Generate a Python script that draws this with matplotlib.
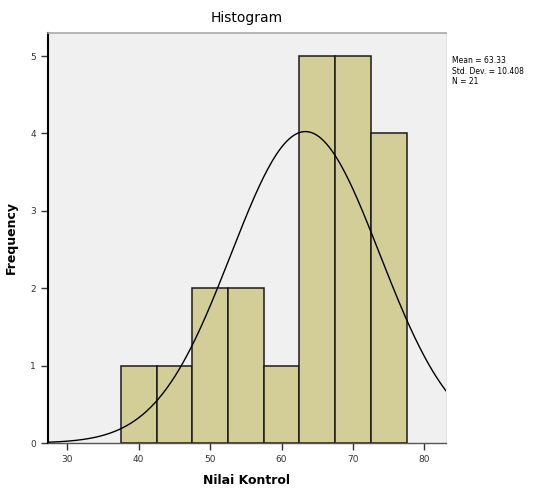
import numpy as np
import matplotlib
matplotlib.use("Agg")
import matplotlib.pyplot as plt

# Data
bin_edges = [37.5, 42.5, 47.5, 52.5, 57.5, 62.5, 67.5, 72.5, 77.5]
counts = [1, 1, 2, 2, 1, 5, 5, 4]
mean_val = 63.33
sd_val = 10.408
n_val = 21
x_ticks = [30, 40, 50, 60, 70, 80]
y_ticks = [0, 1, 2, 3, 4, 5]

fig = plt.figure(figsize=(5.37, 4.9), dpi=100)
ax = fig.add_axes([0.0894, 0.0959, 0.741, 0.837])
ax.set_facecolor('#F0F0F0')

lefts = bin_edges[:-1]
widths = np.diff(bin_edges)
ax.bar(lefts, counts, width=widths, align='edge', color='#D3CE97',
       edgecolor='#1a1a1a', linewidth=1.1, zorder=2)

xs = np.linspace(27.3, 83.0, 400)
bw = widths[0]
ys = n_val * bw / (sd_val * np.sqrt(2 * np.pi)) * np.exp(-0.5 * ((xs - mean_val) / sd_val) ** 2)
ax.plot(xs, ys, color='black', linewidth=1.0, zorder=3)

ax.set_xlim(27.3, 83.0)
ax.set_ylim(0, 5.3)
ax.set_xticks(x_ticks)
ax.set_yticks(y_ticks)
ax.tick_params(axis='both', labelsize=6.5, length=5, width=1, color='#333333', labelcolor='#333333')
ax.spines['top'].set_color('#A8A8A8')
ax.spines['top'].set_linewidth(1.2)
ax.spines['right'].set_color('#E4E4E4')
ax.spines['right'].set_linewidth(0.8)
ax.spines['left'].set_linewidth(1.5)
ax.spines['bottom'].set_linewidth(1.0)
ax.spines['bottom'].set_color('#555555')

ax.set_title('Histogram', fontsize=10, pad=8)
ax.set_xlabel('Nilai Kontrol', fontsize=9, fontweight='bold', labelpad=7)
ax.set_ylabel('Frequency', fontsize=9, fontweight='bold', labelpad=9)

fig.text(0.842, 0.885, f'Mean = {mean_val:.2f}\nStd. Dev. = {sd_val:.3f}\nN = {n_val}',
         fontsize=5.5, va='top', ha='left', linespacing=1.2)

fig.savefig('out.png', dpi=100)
========================================================================
§ **THE EXERCISE**
Go through the listing above and pull out each line containing the word "matplotlib".

§ **RESPONSE TO THIS TASK**
Generate a Python script that draws this with matplotlib.
import matplotlib
matplotlib.use("Agg")
import matplotlib.pyplot as plt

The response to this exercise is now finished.